The Swirl-X is, essentially, an ultra-fine rubbing compound. Applied with a soft cloth, it soon dries to a chalky finish. I find that rubbing it off with clean kitchen towel, seems to soak up any moisture in the paste, and also helps the compound cut. You can often hear an audible “squeak” as the abrasive does its’ thing. With the swirl remover – it seems possible to develop a rich, glossy, liquid-looking shine quite easily. Spread it on – let it dry – rub it off. Of course, it all relies on the effectiveness of previous steps – but there’s quite a sense of achievement when the swirl remover is rubbed off, and the professional-looking finish underneath, is finally revealed.
The final step is to apply a non-silicone polish. Again – I tend to go the automotive route, and use Meguiar’s Carnauba Wax polish. A couple of coats of polish are applied, left to dry, and then hand-polished with a soft buffing cloth. A final coat can then be applied, and worked with a hand-held rotary car polisher. Once again – remember that polishing creates heat, and that heat can damage a lacquer coat just as much as too much grit can.

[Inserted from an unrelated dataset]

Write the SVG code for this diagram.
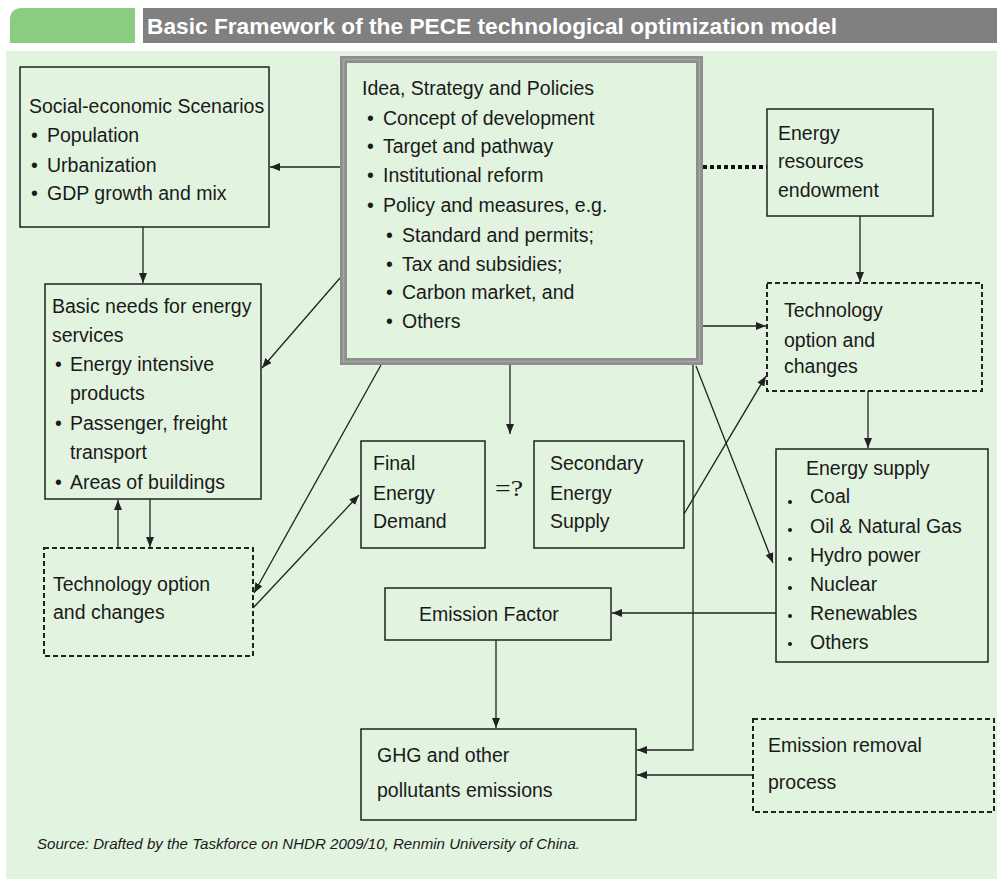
<svg xmlns="http://www.w3.org/2000/svg" width="997" height="881" viewBox="0 0 997 881">
<style>
.t{font-family:"Liberation Sans",Arial,sans-serif;font-size:19.5px;fill:#1a1a1a}
.box{fill:none;stroke:#222;stroke-width:1.5}
.dash{fill:none;stroke:#222;stroke-width:2;stroke-dasharray:5 3}
.c{fill:none;stroke:#222;stroke-width:1.3}
.a{marker-end:url(#ah)}
</style>
<defs>
<marker id="ah" markerUnits="userSpaceOnUse" markerWidth="10" markerHeight="8" refX="10" refY="4" orient="auto">
<path d="M0,0 L10,4 L0,8 z" fill="#222"/>
</marker>
</defs>
<rect x="0" y="0" width="997" height="881" fill="#ffffff"/>
<rect x="6" y="51" width="991" height="828" fill="#E2F3E0"/>
<g id="header">
<path d="M10,43 L10,20 Q10,8 22,8 L135,8 L135,43 z" fill="#8ACD81"/>
<rect x="143" y="8" width="854" height="35" fill="#808080"/>
<text x="147" y="34" font-family="Liberation Sans,Arial,sans-serif" font-weight="bold" font-size="22" fill="#ffffff" textLength="690" lengthAdjust="spacingAndGlyphs">Basic Framework of the PECE technological optimization model</text>
</g>
<g id="connectors">
<path class="c a" d="M340,167 L270,167"/>
<path d="M703,167 L767,167" fill="none" stroke="#111" stroke-width="4" stroke-dasharray="4 3"/>
<path class="c a" d="M143,227 L143,283"/>
<path class="c a" d="M340,278 L262,368"/>
<path class="c a" d="M381,365 L254,593"/>
<path class="c a" d="M118,548 L118,500"/>
<path class="c a" d="M150,499 L150,547"/>
<path class="c a" d="M253,608 L359,495"/>
<path class="c a" d="M510,365 L510,434"/>
<path class="c a" d="M703,326 L766,326"/>
<path class="c a" d="M860,216 L860,282"/>
<path class="c a" d="M684,514 L766,376"/>
<path class="c a" d="M868,391 L868,448"/>
<path class="c a" d="M696,366 L773,563"/>
<path class="c a" d="M693,365 L693,750 L637,750"/>
<path class="c a" d="M776,613 L612,613"/>
<path class="c a" d="M496,640 L496,728"/>
<path class="c a" d="M753,775 L637,775"/>
</g>
<g id="social">
<rect class="box" x="20" y="67" width="249" height="160"/>
<text class="t" x="29" y="113">Social-economic Scenarios</text>
<text class="t" y="142"><tspan x="31">•</tspan><tspan x="47">Population</tspan></text>
<text class="t" y="172"><tspan x="31">•</tspan><tspan x="47">Urbanization</tspan></text>
<text class="t" y="200"><tspan x="31">•</tspan><tspan x="47">GDP growth and mix</tspan></text>
</g>
<g id="policies">
<rect x="343.5" y="59.5" width="356" height="302" fill="none" stroke="#8E8E8E" stroke-width="7"/>
<rect x="343.5" y="59.5" width="356" height="302" fill="none" stroke="#A6A6A6" stroke-width="1.5"/>
<text class="t" x="362" y="95">Idea, Strategy and Policies</text>
<text class="t" y="125"><tspan x="367">•</tspan><tspan x="383">Concept of development</tspan></text>
<text class="t" y="153"><tspan x="367">•</tspan><tspan x="383">Target and pathway</tspan></text>
<text class="t" y="182"><tspan x="367">•</tspan><tspan x="383">Institutional reform</tspan></text>
<text class="t" y="212"><tspan x="367">•</tspan><tspan x="383">Policy and measures, e.g.</tspan></text>
<text class="t" y="242"><tspan x="386">•</tspan><tspan x="402">Standard and permits;</tspan></text>
<text class="t" y="271"><tspan x="386">•</tspan><tspan x="402">Tax and subsidies;</tspan></text>
<text class="t" y="299"><tspan x="386">•</tspan><tspan x="402">Carbon market, and</tspan></text>
<text class="t" y="328"><tspan x="386">•</tspan><tspan x="402">Others</tspan></text>
</g>
<g id="resources">
<rect class="box" x="767" y="109" width="166" height="107"/>
<text class="t" x="778" y="140">Energy</text>
<text class="t" x="778" y="168">resources</text>
<text class="t" x="778" y="197">endowment</text>
</g>
<g id="tech-right">
<rect class="dash" x="767" y="283" width="215" height="108"/>
<text class="t" x="784" y="317">Technology</text>
<text class="t" x="784" y="347">option and</text>
<text class="t" x="784" y="373">changes</text>
</g>
<g id="basic-needs">
<rect class="box" x="45" y="284" width="216" height="215"/>
<text class="t" x="52" y="313">Basic needs for energy</text>
<text class="t" x="52" y="342">services</text>
<text class="t" y="371"><tspan x="55">•</tspan><tspan x="70">Energy intensive</tspan></text>
<text class="t" x="70" y="400">products</text>
<text class="t" y="430"><tspan x="55">•</tspan><tspan x="70">Passenger, freight</tspan></text>
<text class="t" x="70" y="459">transport</text>
<text class="t" y="489"><tspan x="55">•</tspan><tspan x="70">Areas of buildings</tspan></text>
</g>
<g id="tech-left">
<rect class="dash" x="44" y="548" width="209" height="108"/>
<text class="t" x="53" y="591">Technology option</text>
<text class="t" x="53" y="619">and changes</text>
</g>
<g id="final-demand">
<rect class="box" x="361" y="441" width="124" height="107"/>
<text class="t" x="373" y="470">Final</text>
<text class="t" x="373" y="500">Energy</text>
<text class="t" x="373" y="528">Demand</text>
</g>
<text x="495" y="496" font-family="Liberation Serif,Times New Roman,serif" font-size="24" fill="#1a1a1a" textLength="28" lengthAdjust="spacingAndGlyphs">=?</text>
<g id="secondary-supply">
<rect class="box" x="534" y="441" width="150" height="107"/>
<text class="t" x="550" y="470">Secondary</text>
<text class="t" x="550" y="500">Energy</text>
<text class="t" x="550" y="528">Supply</text>
</g>
<g id="energy-supply">
<rect class="box" x="776" y="449" width="212" height="213"/>
<text class="t" x="806" y="475">Energy supply</text>
<circle cx="790" cy="502" r="2" fill="#1a1a1a"/>
<circle cx="790" cy="530" r="2" fill="#1a1a1a"/>
<circle cx="790" cy="559" r="2" fill="#1a1a1a"/>
<circle cx="790" cy="588" r="2" fill="#1a1a1a"/>
<circle cx="790" cy="616" r="2" fill="#1a1a1a"/>
<circle cx="790" cy="644" r="2" fill="#1a1a1a"/>
<text class="t" x="810" y="503">Coal</text>
<text class="t" x="810" y="533">Oil &amp; Natural Gas</text>
<text class="t" x="810" y="562">Hydro power</text>
<text class="t" x="810" y="591">Nuclear</text>
<text class="t" x="810" y="620">Renewables</text>
<text class="t" x="810" y="649">Others</text>
</g>
<g id="emission-factor">
<rect class="box" x="385" y="588" width="226" height="52"/>
<text class="t" x="419" y="621">Emission Factor</text>
</g>
<g id="ghg">
<rect class="box" x="361" y="729" width="275" height="91"/>
<text class="t" x="377" y="762">GHG and other</text>
<text class="t" x="377" y="797">pollutants emissions</text>
</g>
<g id="removal">
<rect class="dash" x="753" y="719" width="241" height="93"/>
<text class="t" x="768" y="752">Emission removal</text>
<text class="t" x="768" y="789">process</text>
</g>
<text x="37" y="849" font-family="Liberation Sans,Arial,sans-serif" font-style="italic" font-size="15" fill="#1a1a1a" textLength="543" lengthAdjust="spacingAndGlyphs">Source: Drafted by the Taskforce on NHDR 2009/10, Renmin University of China.</text>
</svg>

The effect after the polish is excellent. When finely examined into a light source – there are just a couple of areas remaining, which each display very slight textural or clouding issues. These are completely lost when viewing the guitar body under normal conditions, but if they’re deemed “unsatisfactory” – it’s an easy thing to address each small area separately. The finish can be carefully taken back to an earler step in the polishing, and then carefully re-worked so that the repair blends in seamlessly with the surrounding. There are only a couple of areas which slightly disappoint me – but I’ll leave them for now, and see if I begin to “forget” about them, as I move on with the build. Sometimes – in focusing on any particular fault – it’s possible to “lose all reason”, to become over-obsessed with a single, tiny detail, and to keep “picking” at it. So much so, that any single, slightly perceived imperfection can gradually become much, much more of a problem again. You have to look at the whole thing in balance, and ask yourself… “is that really a problem…?”
For that reason – it’s useful to take a break sometimes, and look at things with fresh eyes. By the time focus is on the next task – some “problematic” issues seem to almost magically disappear, all on their own…
This shortened polishing process seems to have worked quite nicely. Time spent carefully prepping the body seems to have paid off. Nitro finishing seems to be a skill which takes a fair bit of practice – but a careful approach seems to be the key to excellent results. With each job I seem to be able to apply thinner and thinner lacquer loads, with fewer and fewer obvious faults.